Thursday, November 14, 2013

on bullshit...

I read something online today about letting go and trusting that good things will, one day, come my way. It resonated because I have a hard time with that. I want to believe that amazing things are in my future. But I dont always believe that I will live life as richly and profoundly as I have once have. My life has never been perfect, in fact it's been full of glorious highs and devastating lows. While I don't miss the lows, those highs, oh, they were so sweet. Does one have to be present to will the other into existence? I have known what it is like to feel intoxicated by the smell of a street in Russia, by the look of a new lover across a crowded bar, or by the sound of children tap dancing shirtless in New Orleans in July. As I type these words, the hairs stand up on my arms, because I remember feeling so vividly alive, in those moments. Life has changed dramatically in 2 years. I am still lucky, but in a different way. In a calmer, gentler way...which doesn't involve my life's previous highs nor does it contain those lows. I have blogged about it previously (in another life) wondering if it was possible that the universe had positioned me in a 'leveling out' phase of life because I have had too much awesome, too much luck, too much grace for my mere 38 years on this planet.

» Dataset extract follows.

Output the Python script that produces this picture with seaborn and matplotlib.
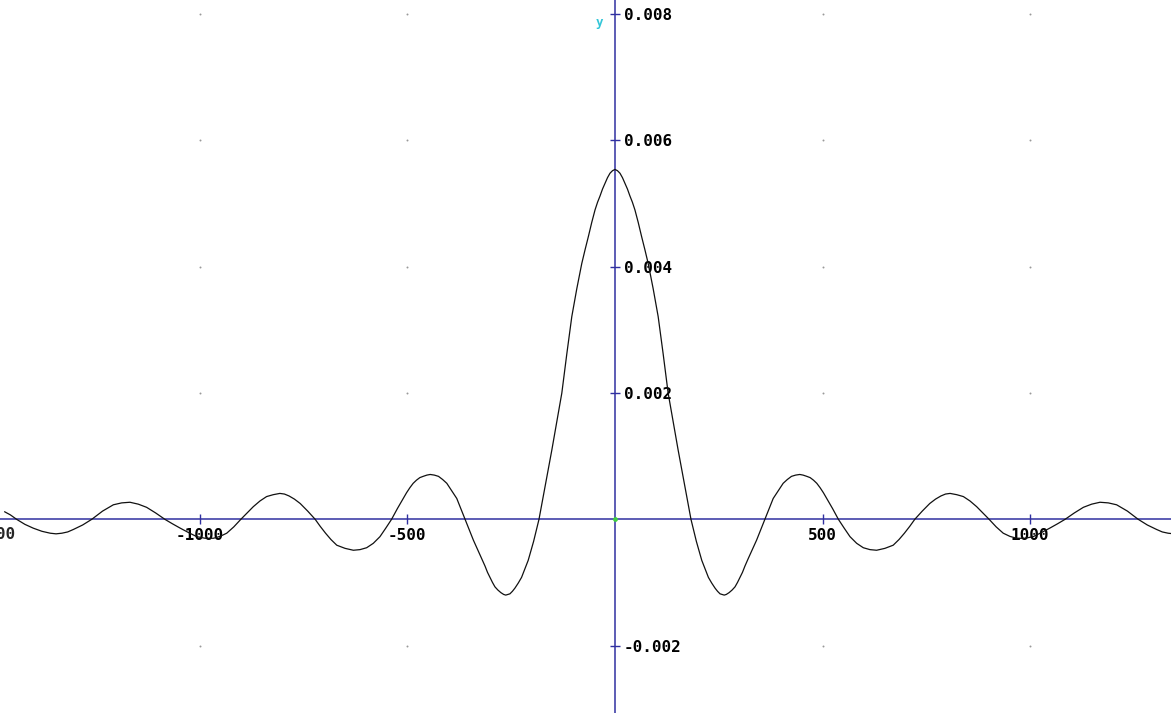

Bullshit. 

***
I spend alot of time alone. I don't mind being alone, it's a nice change. I am learning to appreciate my own company. I think it's an acquired taste for most of us. Until recently, I didn't know much about my recent self. Now I do. I have changed alot in some ways, but remain rooted in my past, in fundamental ways. But it's easy, alone at 3am, to get caught up in your own ethos. It's human nature to believe your own bullshit and not question beliefs, plans and values. I do it frequently, until life offers me chance encounters whereing I get talk or correspond with someone truly amazing. And it always makes me question everything I have ever believed. I usually land in about the same place, but for a short period, a single individual's words, or gaze, or laugh...occupies everything in the world. I draw them in and draw myself out, for a brief period, sometimes minutes, sometimes days, sometimes months...but I always find my way back again only slightly different, in subtle ways. I would like to believe that a dozen or so people have fundamentally altered my perception about myself and the world and I would thank them for that, if I could. Only I wont, because it would be awkward and strange. Bullshit. 

***

As I walk through town on a cold Thursday, as I wander across the street for a hot cup of coffee, as I stroll through the market on Saturday, will my eyes rest on someone amazing? How many amazing people do I already know? Am I seeing them as they wish to be seen? Can that ever change? Will we reach for the same bunch of bananas and feel electricity in the air? Will I read a tweet over coffee that will stay with me for days? Will I catch a sideways glance at the gas station as we are both waiting to pay and buy milk? Will I stop believing my own bulllshit and actually stand open, ready to meet amazing people and allow life to once again have those intoxicating highs which I long for? Are those highs really productive or just childish fantasies that I have created in my mind? Will I stop analyzing past present and future people with a view figuring it all out? Will I admit that I am a creature of my own bullshit, no more, no less and am beautiful and flawed and capable of so much more life, if I just stop bullshitting myself? Bullshit? Hard to tell.

1 comment:

  1. I could say so much, but I don't know the words to express it properly. So all I will say is I get it. I do. Hopefully if you sit next to me, you'll just feel it.